Except in monopolies, firms must compete with rivals to win the favor of potential customers. Firms can outdo others by being cheaper, better and/or different, but none of these competitive advantages will be enduringly sustainable, as challengers will strive to catch up.
This process of continuous competition drives industry evolution and can feel like rushing up the down escalator – running to stand still – as firms must constantly improve the value they offer, just to stay in the race.
The Competition Tornado illustrates the stormy dynamics powering the evolution of most industries. The model suggests that competitive advantage starts when a firm is the first to introduce a new product or service to the market, but that subsequent competitive advantages are found by getting closer and closer to the customer and fulfilling their specific needs. In other words, early industry evolution is prompted by product innovation (typically technology-driven), while later stage evolution is spurred by value innovation (typically customer-centric).
While customers might initially be excited about new value proposition features, these are soon taken for granted and incorporated into what customers normally expect, triggering firms to explore the next level of unmet needs. For firms the challenge of moving to a next phase of evolution is not only that they must better understand customer value perceptions, but also that the underlying business model and organizational system will probably need to change. Note that at any moment a disruptive product innovation can reboot industry evolution, letting it start all over again from product availability.
In the model there are five generic levels of value creation at which the competitive game can be played. Their order is not always the same in each industry, and in some cases extra levels are possible (hence the “?” that has been added). The five levels are:
- Product Availability. When a new type of product or service is initially launched, just having it ready to be offered will be enough to satisfy customers. Such a sellers’ market can persist over time if there are barriers to entry restricting firms from joining the competitive game, such as patents (e.g. prescription drugs), licenses (e.g. air travel), scarce resources (e.g. rare metal mining) or economies-of-scale (e.g. large airplanes).
- Product Quality. Once multiple competitors have entered a product category, firms will typically strive to create superior customer value by having the best product or service in a particular price category. Such excellent quality in the eyes of customers can be achieved by e.g. adding features, improving durability, enhancing the design, increasing the ease of use, decreasing maintenance and/or making more luxurious.
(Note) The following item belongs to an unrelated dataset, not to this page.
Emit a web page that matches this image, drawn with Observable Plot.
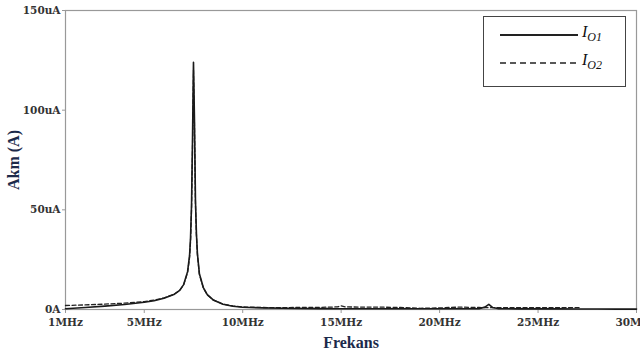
<!DOCTYPE html>
<html>
<head>
<meta charset="utf-8">
<script src="https://cdn.jsdelivr.net/npm/d3@7"></script>
<script src="https://cdn.jsdelivr.net/npm/@observablehq/plot@0.6"></script>
<style>
  body { margin: 0; background: #fff; }
  #wrap { position: relative; width: 640px; height: 354px; }
  g[aria-label="x-axis tick label"] text, g[aria-label="y-axis tick label"] text {
    font-family: "DejaVu Serif", serif; font-weight: bold; font-size: 10.5px; fill: #333;
  }
  g[aria-label="x-axis label"] text, g[aria-label="y-axis label"] text {
    font-family: "Liberation Serif", serif; font-weight: bold; font-size: 16px; fill: #1c2a4a;
  }
  #legend { position: absolute; left: 483px; top: 16px; width: 141px; height: 69px;
    border: 1.5px solid #444; background: #fff; font-family: "Liberation Serif", serif; }
  .item { position: absolute; left: 16px; display: flex; align-items: center; }
  .item span { font-style: italic; font-size: 16px; color: #111; margin-left: 4px; }
  .item sub { font-size: 12px; }
</style>
</head>
<body>
<div id="wrap"></div>
<script>
// Frequency in MHz, current in uA
const freq1 = [1, 2, 3, 4, 5, 5.5, 6, 6.5, 6.8, 7.0, 7.2, 7.3, 7.35, 7.4, 7.45, 7.5, 7.55, 7.6, 7.65, 7.7, 7.8, 8.0, 8.2, 8.5, 9, 9.5, 10, 11, 12, 13, 14, 15, 16, 17, 18, 19, 20, 21, 22, 22.3, 22.5, 22.7, 23, 24, 25, 26, 27, 28, 29, 30];
const io1   = [0.4, 1.0, 1.7, 2.5, 3.6, 4.4, 5.6, 7.5, 9.6, 12.5, 19, 27, 36, 52, 85, 124, 95, 55, 38, 28, 18, 11, 7.5, 4.8, 2.6, 1.6, 1.1, 0.8, 0.6, 0.5, 0.45, 0.4, 0.35, 0.35, 0.35, 0.35, 0.35, 0.35, 0.4, 1.2, 2.6, 1.0, 0.4, 0.3, 0.3, 0.3, 0.25, 0.25, 0.2, 0.2];
const freq2 = [1, 2, 3, 4, 5, 5.5, 6, 6.5, 6.8, 7.0, 7.2, 7.3, 7.35, 7.4, 7.45, 7.5, 7.55, 7.6, 7.65, 7.7, 7.8, 8.0, 8.2, 8.5, 9, 9.5, 10, 11, 12, 13, 14, 14.8, 15, 15.2, 16, 17, 18, 19, 20, 21, 22, 23, 24, 25, 26, 27, 27.2];
const io2   = [2.0, 2.3, 2.7, 3.2, 4.0, 4.7, 5.8, 7.6, 9.6, 12.3, 18.5, 26, 34, 50, 80, 120, 92, 53, 37, 27.5, 17.5, 10.8, 7.4, 4.8, 2.7, 1.8, 1.3, 1.0, 0.9, 1.1, 1.1, 1.3, 1.8, 1.3, 1.2, 1.2, 1.0, 0.6, 0.8, 1.2, 1.0, 0.9, 0.9, 0.9, 0.9, 0.9, 0.9];
const xTicks = [1, 5, 10, 15, 20, 25, 30];
const yTicks = [0, 50, 100, 150];
const seriesNames = ["IO1", "IO2"];

const d1 = freq1.map((f, i) => ({f, v: io1[i]}));
const d2 = freq2.map((f, i) => ({f, v: io2[i]}));

const chart = Plot.plot({
  width: 640, height: 354,
  marginLeft: 65, marginRight: 4, marginTop: 10, marginBottom: 45,
  x: {domain: [1, 30]},
  y: {domain: [0, 150]},
  marks: [
    Plot.frame({stroke: "#999", strokeWidth: 1.2}),
    Plot.axisX({ticks: xTicks, tickFormat: d => d + "MHz", tickSize: 4, stroke: "#999",
      label: "Frekans", labelAnchor: "center", labelArrow: "none", labelOffset: 38}),
    Plot.axisY({ticks: yTicks, tickFormat: d => d === 0 ? "0A" : d + "uA", tickSize: 3, tickPadding: 2, stroke: "#999",
      label: "Akm (A)", labelAnchor: "center", labelArrow: "none", labelOffset: 58}),
    Plot.line(d2, {x: "f", y: "v", stroke: "#222", strokeWidth: 1.3, strokeDasharray: "4,2.5"}),
    Plot.line(d1, {x: "f", y: "v", stroke: "#1a1a1a", strokeWidth: 1.6})
  ]
});
const wrap = document.getElementById("wrap");
wrap.appendChild(chart);

const legend = document.createElement("div");
legend.id = "legend";
legend.innerHTML = `
  <div class="item" style="top:6px"><svg width="78" height="20"><line x1="0" y1="11" x2="78" y2="11" stroke="#222" stroke-width="2"/></svg><span>I<sub>O1</sub></span></div>
  <div class="item" style="top:34px"><svg width="78" height="20"><line x1="0" y1="11" x2="78" y2="11" stroke="#222" stroke-width="1.5" stroke-dasharray="6,4"/></svg><span>I<sub>O2</sub></span></div>`;
wrap.appendChild(legend);
</script>
</body>
</html>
- Product Solution. Once various competitors all offer more than acceptable quality, firms will typically shift their value creation from giving customers the inputs (products) they want to giving them the outputs (results) they need. So, instead of leasing a car they will offer mobility solutions. Such value propositions will include ‘envelop attributes’ around the core product/service, such as financing, insurance, delivery, installation and service.
- Personalized Solution. Firms can subsequently go a step further in value creation by tailoring their solution package to the specific results needed by each individual served. This requires firms to get even closer to the customer, understanding their specific requirements and basically segmenting them into markets of one, while at the same time ensuring that the cost of customization is lower than the extra value added.
- Personalized Experience. Once the value proposition being offered has been entirely optimized, firms will typically shift their focus from creating value at the moment of exchange/sale to creating value throughout the customer journey. Firms will seek to make the entire experience enjoyable, from first point of contact, through orientation, purchase, use and completion/disposal.
- Five types of customer value creation. There are five generic competitive games that can be played, each focusing on a different type of customer value creation – the availability, quality, solution, personalization and experience games.
- Industry evolution follows the five types. As rivals race to create superior value and customers increase their expectations, a vicious cycle is triggered – the competition tornado. This industry evolution dynamic generally follows the five types in order, as levels.
- Each next level requires more customer-centricity. The lowest level of customer value creation is still very supplier-centric, but each next level requires more customer-centric thinking and behavior, which firms generally find hard to pull off.
- Each next level requires more value innovation. At the lowest level of customer value creation competitive advantage is built by (technology-driven) product innovation, but at each next level it increasingly becomes a matter of (customer-oriented) value innovation.
- Each next level requires business and organizational change. Moving between levels is hard as it requires adaptation of the firm’s business model and organizational system.